Political risk in international business endeavors – Where business meets politics Striving for business opportunities abroad makes enterprises accepting of risky environments, which is especially true for emerging markets and transition markets (Diamonte et al. 1996; Brouthers et al. 1998; Hoskisson et al. 2000; Meschi 2005; Alcantara and Mitsuhashi 2013). In the business context, risk is typically constructed as negative consequences for a firm’s performance provoked through unanticipated variations of influential variables (March and Shapira Zur 1987; Al Khattab et al. 2007, 2010). Frequently, risk also denotes in fact risk sources in the organizations’ environment which lead to an unpredictability of its performance, such as political risk (Miller 1992).
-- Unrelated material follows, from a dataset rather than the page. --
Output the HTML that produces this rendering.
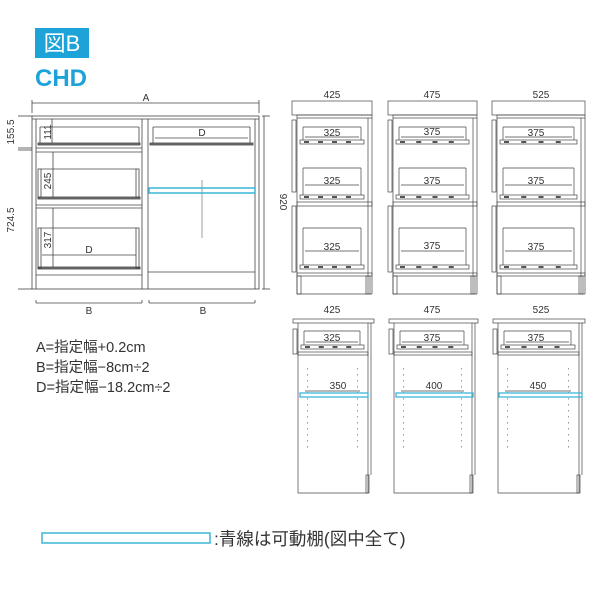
<!DOCTYPE html>
<html><head><meta charset="utf-8"><style>
html,body{margin:0;padding:0;background:#fff;width:600px;height:600px;overflow:hidden}
svg{display:block}
text{font-family:"Liberation Sans","Noto Sans CJK JP",sans-serif;fill:#333}
</style></head><body>
<svg id="s" width="600" height="600" viewBox="0 0 600 600" xmlns="http://www.w3.org/2000/svg">
<rect x="35" y="28" width="54" height="30" fill="#1ea3d9"/>
<text x="62" y="51" font-size="22" text-anchor="middle" style="fill:#fff">図B</text>
<text x="35" y="86" font-size="24" font-weight="bold" style="fill:#1ea3d9">CHD</text>

<g stroke="#444" stroke-width="0.8" fill="none">
<line x1="32" y1="103" x2="259" y2="103"/><line x1="32" y1="100" x2="32" y2="113"/><line x1="259" y1="100" x2="259" y2="113"/>
<rect x="32" y="116" width="227" height="173"/>
<line x1="32" y1="119" x2="259" y2="119"/>
<line x1="36" y1="119" x2="36" y2="289"/><line x1="142" y1="119" x2="142" y2="289"/>
<line x1="148" y1="119" x2="148" y2="289"/><line x1="255" y1="119" x2="255" y2="289"/>
<line x1="36" y1="148" x2="142" y2="148"/><line x1="36" y1="152" x2="142" y2="152"/>
<line x1="36" y1="205" x2="142" y2="205"/><line x1="36" y1="208" x2="142" y2="208"/>
<line x1="36" y1="275" x2="142" y2="275"/>
<line x1="148" y1="272" x2="255" y2="272"/>
<rect x="38" y="143" width="102" height="2" fill="#777"/>
<rect x="38" y="197" width="102" height="2" fill="#777"/>
<rect x="38" y="267" width="102" height="2" fill="#777"/>
<line x1="40" y1="127" x2="139" y2="127"/><line x1="40" y1="127" x2="40" y2="143"/><line x1="139" y1="127" x2="139" y2="143"/>
<rect x="38" y="169" width="3" height="28"/><rect x="136" y="169" width="3" height="28"/><line x1="41" y1="169" x2="136" y2="169"/>
<rect x="38" y="228" width="3" height="40"/><rect x="136" y="228" width="3" height="40"/><line x1="41" y1="228" x2="136" y2="228"/>
<line x1="52" y1="119" x2="52" y2="143"/><line x1="53" y1="152" x2="53" y2="197"/><line x1="53" y1="208" x2="53" y2="267"/>
<line x1="42" y1="255" x2="136" y2="255"/>
<line x1="153" y1="127" x2="250" y2="127"/><line x1="153" y1="127" x2="153" y2="143"/><line x1="250" y1="127" x2="250" y2="143"/>
<rect x="150" y="143" width="103" height="2" fill="#777"/>
<line x1="155" y1="138" x2="248" y2="138"/>
<line x1="202" y1="180" x2="202" y2="238" stroke="#888"/>
<line x1="18" y1="116" x2="32" y2="116"/><line x1="18" y1="148" x2="32" y2="148"/><line x1="18" y1="150" x2="32" y2="150"/><line x1="18" y1="289" x2="32" y2="289"/>
<line x1="262" y1="116" x2="270" y2="116"/><line x1="262" y1="289" x2="270" y2="289"/><line x1="264" y1="116" x2="264" y2="289"/>
<line x1="36" y1="300" x2="36" y2="303"/><line x1="36" y1="303" x2="142" y2="303"/><line x1="142" y1="300" x2="142" y2="303"/>
<line x1="149" y1="300" x2="149" y2="303"/><line x1="149" y1="303" x2="255" y2="303"/><line x1="255" y1="300" x2="255" y2="303"/>
</g>
<rect x="149" y="188" width="106" height="5" fill="none" stroke="#3bb6d8" stroke-width="1.5"/>
<text x="146" y="101" font-size="10" text-anchor="middle">A</text>
<text x="89" y="314" font-size="10" text-anchor="middle">B</text>
<text x="203" y="314" font-size="10" text-anchor="middle">B</text>
<text x="202" y="136" font-size="10" text-anchor="middle">D</text>
<text x="89" y="253" font-size="10" text-anchor="middle">D</text>
<text transform="translate(14,132) rotate(-90)" font-size="10" text-anchor="middle">155.5</text>
<text transform="translate(14,220) rotate(-90)" font-size="10" text-anchor="middle">724.5</text>
<text transform="translate(280,202) rotate(90)" font-size="10" text-anchor="middle">920</text>
<text transform="translate(51,132) rotate(-90)" font-size="10" text-anchor="middle">111</text>
<text transform="translate(51,181) rotate(-90)" font-size="10" text-anchor="middle">245</text>
<text transform="translate(51,240) rotate(-90)" font-size="10" text-anchor="middle">317</text>

<g id="cabs" stroke="#444" stroke-width="0.7" fill="none"></g>

<text x="332" y="98" font-size="10" text-anchor="middle">425</text>
<text x="432" y="98" font-size="10" text-anchor="middle">475</text>
<text x="541" y="98" font-size="10" text-anchor="middle">525</text>
<text x="332" y="136" font-size="10" text-anchor="middle">325</text>
<text x="332" y="184" font-size="10" text-anchor="middle">325</text>
<text x="332" y="250" font-size="10" text-anchor="middle">325</text>
<text x="432" y="135" font-size="10" text-anchor="middle">375</text>
<text x="432" y="184" font-size="10" text-anchor="middle">375</text>
<text x="432" y="249" font-size="10" text-anchor="middle">375</text>
<text x="536" y="136" font-size="10" text-anchor="middle">375</text>
<text x="536" y="184" font-size="10" text-anchor="middle">375</text>
<text x="536" y="250" font-size="10" text-anchor="middle">375</text>

<text x="332" y="313" font-size="10" text-anchor="middle">425</text>
<text x="432" y="313" font-size="10" text-anchor="middle">475</text>
<text x="541" y="313" font-size="10" text-anchor="middle">525</text>
<text x="332" y="341" font-size="10" text-anchor="middle">325</text>
<text x="432" y="341" font-size="10" text-anchor="middle">375</text>
<text x="536" y="341" font-size="10" text-anchor="middle">375</text>
<text x="338" y="389" font-size="10" text-anchor="middle">350</text>
<text x="434" y="389" font-size="10" text-anchor="middle">400</text>
<text x="538" y="389" font-size="10" text-anchor="middle">450</text>

<text x="36" y="352" font-size="14.5">A=指定幅+0.2cm</text>
<text x="36" y="372" font-size="14.5">B=指定幅−8cm÷2</text>
<text x="36" y="392" font-size="14.5">D=指定幅−18.2cm÷2</text>

<rect x="42" y="533" width="168" height="10" fill="none" stroke="#3bb6d8" stroke-width="1.5"/>
<text x="214" y="545" font-size="17.5">:青線は可動棚(図中全て)</text>
</svg>
<script>
var g=document.getElementById('cabs'),h='';
function L(a,b,c,d,ex){h+='<line x1="'+a+'" y1="'+b+'" x2="'+c+'" y2="'+d+'"'+(ex||'')+'/>';}
function R(x,y,w,hh,ex){h+='<rect x="'+x+'" y="'+y+'" width="'+w+'" height="'+hh+'"'+(ex||'')+'/>';}
function rail(x1,x2,y){R(x1,y,x2-x1,4);var n=Math.round((x2-x1)/18);for(var i=0;i<n;i++){R(x1+4+i*(x2-x1-8)/n,y+1,5,2,' fill="#555" stroke="none"');}}
var tops=[[292,80],[388,89],[492,93]];
tops.forEach(function(t){var x=t[0],w=t[1],r=x+w;
 R(x,101,w,14);R(x+5,115,w-5,3);
 L(x+5,118,x+5,294);L(r-4,118,r-4,294);L(r,118,r,294);
 R(x,120,4,72);R(x,206,4,66);
 L(x+11,127,r-11,127);L(x+11,127,x+11,140);L(r-11,127,r-11,140);L(x+13,137,r-13,137);rail(x+8,r-8,140);
 L(x+11,168,r-11,168);L(x+11,168,x+11,195);L(r-11,168,r-11,195);L(x+13,185,r-13,185);rail(x+8,r-8,195);
 R(x+5,202,w-5,4);
 L(x+11,228,r-11,228);L(x+11,228,x+11,265);L(r-11,228,r-11,265);L(x+13,251,r-13,251);rail(x+8,r-8,265);
 R(x+5,273,w-5,3);L(x+5,294,r,294);R(x+5,276,4,18);R(r-6,276,4,18);
});
var bots=[[293,81],[389,89],[493,92]];
bots.forEach(function(t){var x=t[0],w=t[1],r=x+w;
 R(x,319,w,4);L(x+5,323,x+5,493);L(x+5,493,r-6,493);L(r-6,323,r-6,493);L(r-3,323,r-3,475);
 R(x,329,4,25);
 L(x+11,331,r-14,331);L(x+11,331,x+11,345);L(r-14,331,r-14,345);L(x+13,342,r-16,342);rail(x+8,r-10,345);
 R(x+5,352,w-11,3);
 for(var y=368;y<=448;y+=6){R(x+14,y,0.6,1.5,' fill="#555" stroke="none"');R(r-17,y,0.6,1.5,' fill="#555" stroke="none"');}
 L(x+12,391,r-14,391);
 R(r-8,475,3,18);
});
g.innerHTML=h;
var s=document.getElementById('s');
[[300,393,68],[396,393,77],[499,393,83]].forEach(function(b){var e=document.createElementNS('http://www.w3.org/2000/svg','rect');e.setAttribute('x',b[0]);e.setAttribute('y',b[1]);e.setAttribute('width',b[2]);e.setAttribute('height',4);e.setAttribute('fill','none');e.setAttribute('stroke','#3bb6d8');e.setAttribute('stroke-width','1.3');s.appendChild(e);});
</script>
</body></html>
The influential context variables highly relevant for organizations that get active internationally range from those located in the micro-and macroeconomic environment of the target country to its political and institutional environment (Miller 1992, 1993; van Wyk 2010). Miller (1992, 1993) composed a taxonomy of different broad risk or uncertainty factors which can be identified in business locations. In a follow-up study, the variables were empirically tested and widely accepted by Werner et al. (1996). From a managers’ perspective, (1) the general environment, (2) the industry, and (3) firm-specific variables can be perceived as risky, since their unknown variations might adversely affect the firm. The general environment is particularly interesting for the discussion of political risk as here factors such as political and government policy instability are referred to (Miller 1993), which links a business with its nonmarket context. Nonmarket research aligns strategies that were previously investigated rather isolated from each other but which target a firm’s environment, such as corporate social responsibility, corporate political activity, legal actions, lobbying, and advocacy (Lawton and Rajwani 2015). Although there has been a long tradition in the discussion of what the term “nonmarket” exactly comprises (e.g. Baron 1995; Boddewyn 2003, 2015; Kobrin 2015; Rajwani and Liedong 2015), Boddewyn (2003, S. 320) condensed the literature into his definition which describes nonmarket as,

(a) values expressing the purposive pursuit of public interests; (b) internal and external interchange mechanisms of coercion and cooperation that complement and balance competition in a reciprocal manner at various levels

of interaction; (c) relationships among market and nonmarket organizations resting principally on their actors’ sovereignty rights; and (d) the conflictual integration in the light of their failures of society’s economic, political, social, and cultural organizations.